I’m putting my hope in vaccines because they’re the best way I know to protect the people I love.

I’m a pharmacist and I work in vaccine medical affairs in Africa – which means I’m responsible for helping prepare countries across Africa for COVID-19 vaccines. The safety of COVID-19 vaccines matters to me not only on a professional level but also on a personal level.

My brother and his wife both have cancer and are a high-risk group, which makes this pandemic a huge challenge for them. It has been terribly worrying for me and my family, especially for my mum who is 91. She lives with my sister and she’s generally in good health, but to protect her we’ve had to isolate her. She’s normally full of energy, but I’ve seen her really suffer with the isolation. It’s hard for us all to watch this happen, and to have to keep limiting the things that my mum wants to do.

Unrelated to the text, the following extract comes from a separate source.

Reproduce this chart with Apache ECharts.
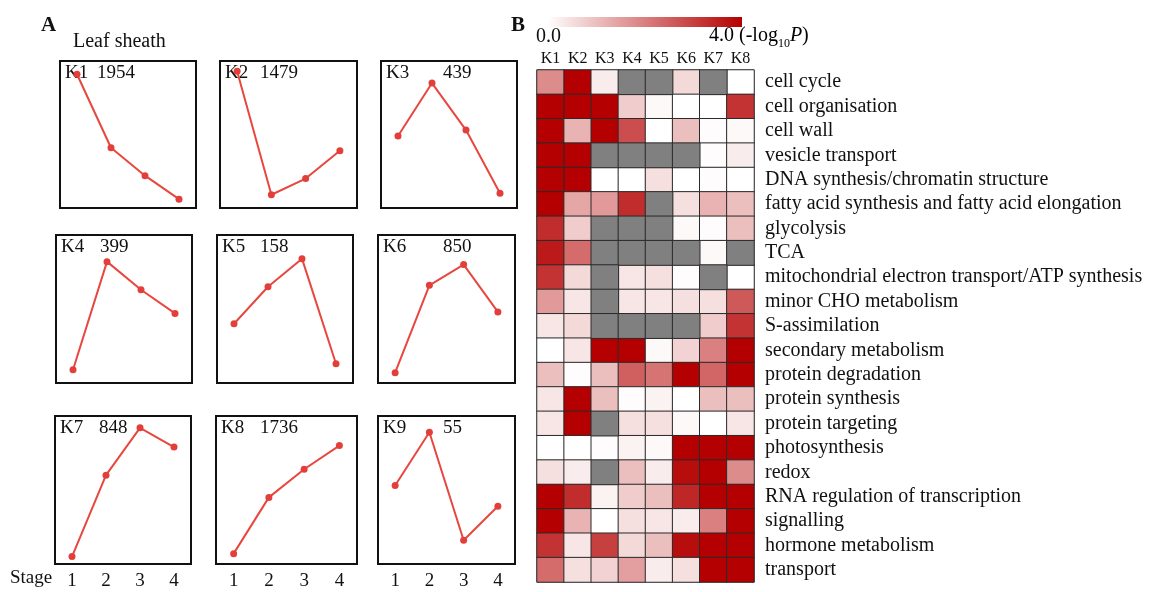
<!DOCTYPE html>
<html>
<head>
<meta charset="utf-8">
<script src="https://cdn.jsdelivr.net/npm/echarts@6/dist/echarts.min.js"></script>
<style>
html,body{margin:0;padding:0;background:#fff;}
#chart{width:1155px;height:592px;}
</style>
</head>
<body>
<div id="chart"></div>
<script>
// ---------- Panel A data ----------
const stages = ['1', '2', '3', '4'];
const clusters = ['K1', 'K2', 'K3', 'K4', 'K5', 'K6', 'K7', 'K8', 'K9'];
const geneCounts = [1954, 1479, 439, 399, 158, 850, 848, 1736, 55];
const profileK1 = [9.1, 4.1, 2.2, 0.6];
const profileK2 = [9.3, 0.9, 2.0, 3.9];
const profileK3 = [4.9, 8.5, 5.3, 1.0];
const profileK4 = [0.9, 8.2, 6.3, 4.7];
const profileK5 = [4.0, 6.5, 8.4, 1.3];
const profileK6 = [0.7, 6.6, 8.0, 4.8];
const profileK7 = [0.5, 6.0, 9.2, 7.9];
const profileK8 = [0.7, 4.5, 6.4, 8.0];
const profileK9 = [5.3, 8.9, 1.6, 3.9];
const profiles = [profileK1, profileK2, profileK3, profileK4, profileK5, profileK6, profileK7, profileK8, profileK9];

// ---------- Panel B data ----------
const modules = ['K1', 'K2', 'K3', 'K4', 'K5', 'K6', 'K7', 'K8'];
const categories = [
  'cell cycle', 'cell organisation', 'cell wall', 'vesicle transport',
  'DNA synthesis/chromatin structure', 'fatty acid synthesis and fatty acid elongation',
  'glycolysis', 'TCA', 'mitochondrial electron transport/ATP synthesis',
  'minor CHO metabolism', 'S-assimilation', 'secondary metabolism',
  'protein degradation', 'protein synthesis', 'protein targeting',
  'photosynthesis', 'redox', 'RNA regulation of transcription', 'signalling',
  'hormone metabolism', 'transport'
];
// -log10(P), null = not available (grey)
const negLogP = [
  [1.8, 4.0, 0.3, null, null, 0.6, null, 0.0],
  [4.0, 4.0, 4.0, 0.8, 0.1, 0.0, 0.0, 3.2],
  [4.0, 1.2, 4.0, 2.8, 0.0, 1.0, 0.05, 0.1],
  [4.0, 4.0, null, null, null, null, 0.05, 0.3],
  [4.0, 4.0, 0.0, 0.0, 0.5, 0.0, 0.05, 0.0],
  [4.0, 1.4, 1.6, 3.3, null, 0.5, 1.2, 1.0],
  [3.3, 0.8, null, null, null, 0.1, 0.05, 1.0],
  [3.6, 2.3, null, null, null, null, 0.1, null],
  [3.2, 0.6, null, 0.4, 0.5, 0.05, null, 0.0],
  [1.6, 0.4, null, 0.4, 0.4, 0.5, 0.5, 2.6],
  [0.4, 0.6, null, null, null, null, 0.8, 3.2],
  [0.0, 0.4, 4.0, 4.0, 0.1, 0.7, 2.0, 4.0],
  [1.0, 0.05, 1.0, 2.5, 2.2, 4.0, 2.4, 4.0],
  [0.4, 4.0, 1.0, 0.05, 0.2, 0.0, 1.0, 1.0],
  [0.4, 4.0, null, 0.5, 0.5, 0.1, 0.0, 0.4],
  [0.0, 0.0, 0.05, 0.2, 0.1, 4.0, 4.0, 4.0],
  [0.5, 0.3, null, 1.0, 0.3, 3.8, 4.0, 1.8],
  [4.0, 3.3, 0.2, 0.8, 1.0, 3.4, 4.0, 4.0],
  [4.0, 1.2, 0.0, 0.5, 0.4, 0.3, 2.0, 4.0],
  [3.2, 0.4, 3.0, 0.6, 1.0, 3.8, 4.0, 4.0],
  [2.3, 0.5, 0.7, 1.5, 0.3, 0.5, 4.0, 4.0]
];
const colorbarTicks = ['0.0', '4.0'];

// ---------- layout (positions only) ----------
const boxes = [
  [60, 61, 136, 147], [220, 61, 137, 147], [381, 61, 136, 147],
  [56, 235, 136, 148], [217, 235, 136, 148], [378, 235, 137, 148],
  [55, 416, 136, 148], [216, 416, 141, 148], [378, 416, 137, 148]
];
const countOffsets = [37, 40, 62, 44, 43, 65, 44, 44, 65];

const SERIF = '"Liberation Serif", "Times New Roman", serif';
const chart = echarts.init(document.getElementById('chart'));

const grids = [], xAxes = [], yAxes = [], series = [], graphics = [];
boxes.forEach((b, i) => {
  grids.push({left: b[0], top: b[1], width: b[2], height: b[3], show: true,
    borderColor: '#111', borderWidth: 2, backgroundColor: 'transparent'});
  const bottomRow = i >= 6;
  xAxes.push({type: 'category', gridIndex: i, data: stages, boundaryGap: true,
    axisLine: {show: false}, axisTick: {show: false}, splitLine: {show: false},
    axisLabel: {show: bottomRow, interval: 0, margin: 8, fontFamily: SERIF, fontSize: 19, color: '#111'}});
  yAxes.push({type: 'value', gridIndex: i, min: 0, max: 10, show: false});
  series.push({type: 'line', xAxisIndex: i, yAxisIndex: i, data: profiles[i],
    symbol: 'circle', symbolSize: 7, silent: true,
    lineStyle: {color: '#e8473f', width: 2}, itemStyle: {color: '#e23f3b'}});
  graphics.push({type: 'text', left: b[0] + 5, top: b[1] + 3,
    style: {text: clusters[i], fontFamily: SERIF, fontSize: 19, fill: '#111'}});
  graphics.push({type: 'text', left: b[0] + countOffsets[i], top: b[1] + 3,
    style: {text: String(geneCounts[i]), fontFamily: SERIF, fontSize: 19, fill: '#111'}});
});

// heatmap grid
const HG = grids.length;
grids.push({left: 537, top: 70, width: 217, height: 512, show: true,
  backgroundColor: 'transparent', borderColor: '#999', borderWidth: 1});
xAxes.push({type: 'category', gridIndex: HG, data: modules, position: 'top',
  axisLine: {show: false}, axisTick: {show: false}, splitLine: {show: false},
  axisLabel: {interval: 0, margin: 3, fontFamily: SERIF, fontSize: 16, color: '#111'}});
yAxes.push({type: 'category', gridIndex: HG, data: categories, inverse: true, position: 'right',
  axisLine: {show: false}, axisTick: {show: false}, splitLine: {show: false},
  axisLabel: {interval: 0, margin: 11, fontFamily: SERIF, fontSize: 20, color: '#111'}});

const heatData = [], missingData = [];
negLogP.forEach((row, r) => row.forEach((v, c) => {
  if (v === null) missingData.push([c, r, 0]);
  else heatData.push([c, r, v]);
}));
const heatIndex = series.length;
series.push({type: 'heatmap', xAxisIndex: HG, yAxisIndex: HG, data: heatData, silent: true,
  itemStyle: {borderColor: '#2a2a2a', borderWidth: 1}, emphasis: {disabled: true}});
series.push({type: 'heatmap', xAxisIndex: HG, yAxisIndex: HG, data: missingData, silent: true,
  itemStyle: {color: '#808080', borderColor: '#2a2a2a', borderWidth: 1}, emphasis: {disabled: true}});

// colour bar + labels
graphics.push({type: 'rect', shape: {x: 547, y: 17, width: 195, height: 10},
  style: {fill: new echarts.graphic.LinearGradient(0, 0, 1, 0, [
    {offset: 0, color: '#ffffff'}, {offset: 1, color: '#b40000'}])}});
graphics.push({type: 'text', left: 536, top: 27,
  style: {text: colorbarTicks[0], fontFamily: SERIF, fontSize: 20, fill: '#111'}});
graphics.push({type: 'text', left: 709, top: 26,
  style: {text: '{a|' + colorbarTicks[1] + ' (-log}{s|10}{i|P}{a|)}',
    rich: {
      a: {fontFamily: SERIF, fontSize: 20, color: '#111', lineHeight: 22, verticalAlign: 'top'},
      i: {fontFamily: SERIF, fontSize: 20, fontStyle: 'italic', color: '#111', lineHeight: 22, verticalAlign: 'top'},
      s: {fontFamily: SERIF, fontSize: 12, color: '#111', padding: [12, 0, 0, 0], verticalAlign: 'top'}
    }}});
graphics.push({type: 'text', left: 41, top: 15,
  style: {text: 'A', fontFamily: SERIF, fontSize: 21, fontWeight: 'bold', fill: '#111'}});
graphics.push({type: 'text', left: 511, top: 15,
  style: {text: 'B', fontFamily: SERIF, fontSize: 21, fontWeight: 'bold', fill: '#111'}});
graphics.push({type: 'text', left: 73, top: 32,
  style: {text: 'Leaf sheath', fontFamily: SERIF, fontSize: 20, fill: '#111'}});
graphics.push({type: 'text', left: 10, top: 569,
  style: {text: 'Stage', fontFamily: SERIF, fontSize: 19, fill: '#111'}});

chart.setOption({
  animation: false,
  backgroundColor: '#fff',
  grid: grids,
  xAxis: xAxes,
  yAxis: yAxes,
  visualMap: {type: 'continuous', show: false, min: 0, max: 4, seriesIndex: heatIndex,
    inRange: {color: ['#ffffff', '#b40000']}},
  series: series,
  graphic: graphics
});
</script>
</body>
</html>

Of course, working from home for nine months has also got to me. I’m a runner, and it’s been really hard during full lockdown to stay put, because I run for my mental health. I even ran around my house during the first lockdown, just to keep active.

I’m putting my hope in the vaccines because they’re the best way to protect the people I love. We know vaccines build our immunity to the virus and will greatly reduce our risk of getting sick. We also hope they will help reduce the spread of the virus.

At the end of the day, we’re not going to take any shortcuts around the development of vaccines: I want them to protect all of us, including my family.

My colleagues and I have put in extra hours and worked exceptionally hard so that we can help advance the science. We are meticulous in what we do, following all the same protocols we would usually follow for any vaccine development. We consult experts in everything we do. We always double and triple check our results. And we believe in transparency when it comes to the development of vaccines.

I know that by getting vaccinated when the time comes, we’ll not only protect ourselves, we’ll also help those who are at risk and suffering from other diseases.